Likewise, Endiwar (Eyndîwarê) village is like a neighborhood of Jazira (Cizire), but the Tigris passes through it. The border between North and South Kurdistan is according to the railroad line between Berlin and Baghdad. The chauvinist Syrian regime, in order to separate the Kurds of North Kurdistan and West Kurdistan from each other, created the “Dam of Revolution” in Raqqa on the Euphrates river in 1974. The result was that hundreds of thousands of Arabs were left homeless. In order to not lose the support of these Arabs, the regime settled them in the border regions between North and West Kurdistan – this event is called the “Arab Stone” or “Arab Belt”. Arabs were brought and settled in Kurdish areas. Kurds of this region also migrated to Arab cities. In Jazira (Cizire) there are around 300,000 Kurds left without identification. They are not recognized as Syrian citizens. They cannot seek any services or assistance from the state. Kurds cannot do anything there. Kurds of Western Kurdistan are heavily discriminated against by the Syrian state. In terms of climate, Western Kurdistan can be divided into two parts. First, the Afrin region, second, the Jazira (Cizire) region. The Afrin region’s climate is partially like a Mediterranean climate, and partially like a mountain climate. Because of this, it is not too cold and not too hot, it is humid. The Jazira (Cizire) region is flat and without mountains, except for Mount Abdulaziz (Kezwan) outside of the city of Hasakah (Hesîçe). Warm air, occasional rain, and very rarely snow is seen. Even in the coldest months, the temperature does not fall below zero.
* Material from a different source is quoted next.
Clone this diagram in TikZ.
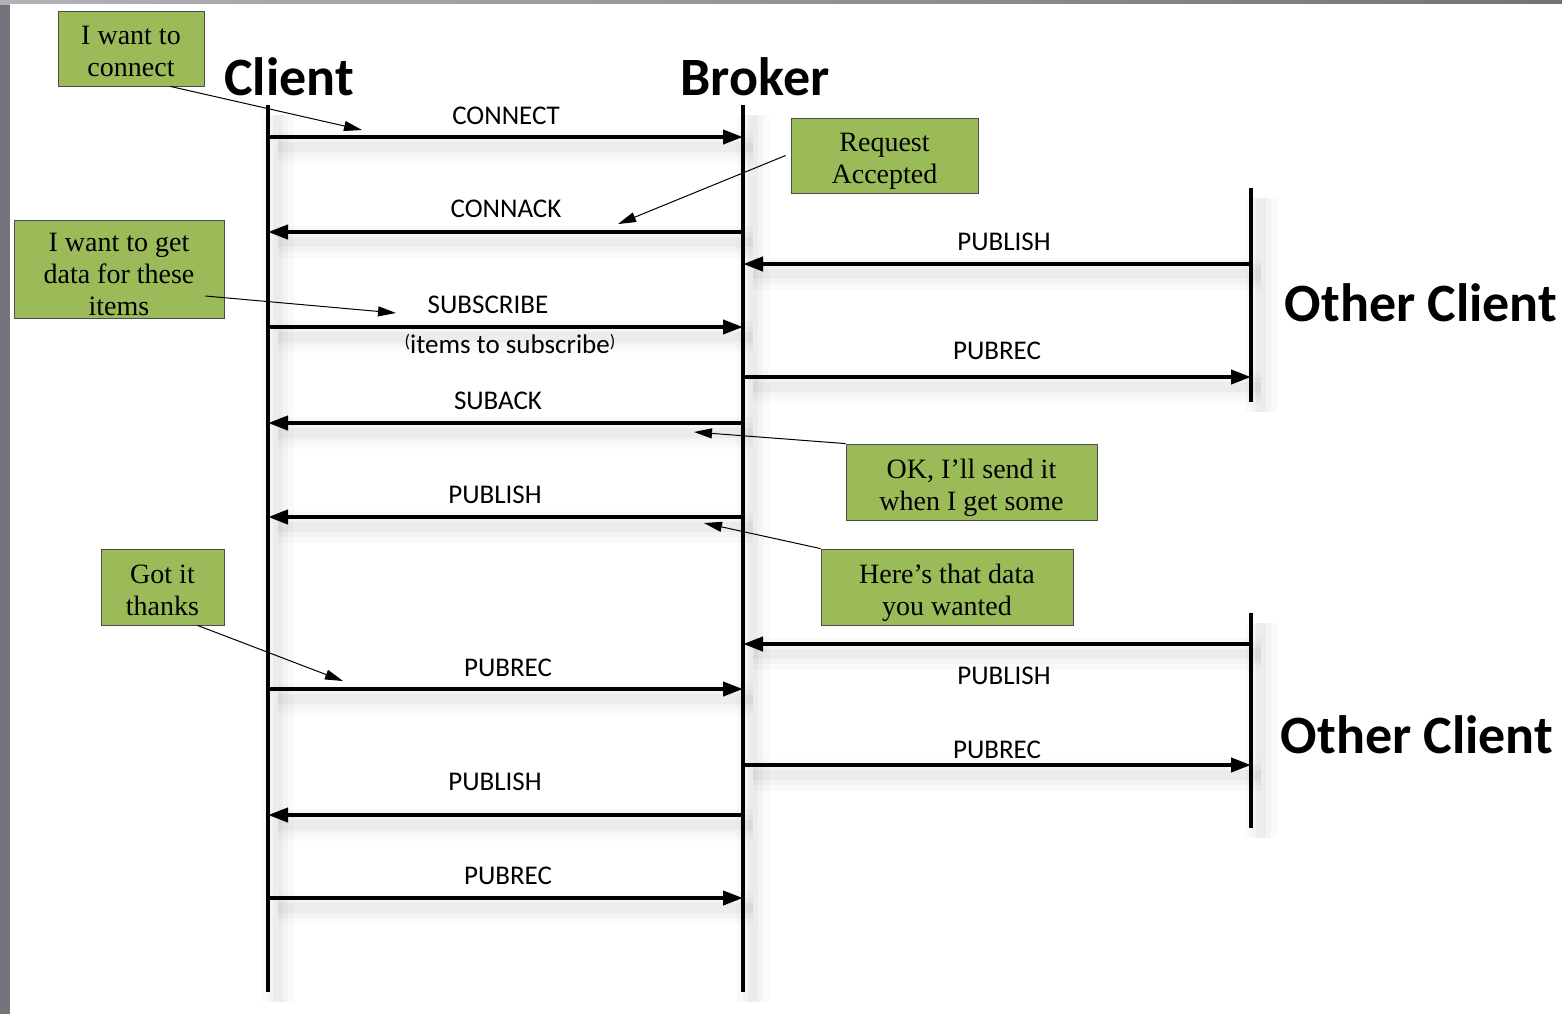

The people of West Kurdistan usually gather in three cities; that is, the Kurdish regions are tied to three cities:

1 – Hasakah (Jazira region)

2 – Aleppo

3 – Raqqa

Because the Kurdish population in the regions of Tell Abyad (Girê Spî), Jarabulus (Cerablus), Azaz, Bab, and Manbij (Minbic) are very small, it is not like Kurdistan. The Arab population is greater in these regions. For this reason, we say that West Kurdistan is divided into three parts:

- Afrin Region

- Kobane Region

- Jazira (Cizire) Region

Today there are 3.5 - 4 million Kurds in West Kurdistan. The area of the Kurdish regions is around 29,000km2. Outside of the Kurdish regions, there are populations of Kurds living in Damascus (Şam), Latakia (Lediqye), and other cities. Today, Kurds in West Kurdistan have organized themselves into three regions that make up the Democratic Federation of Northern Syria.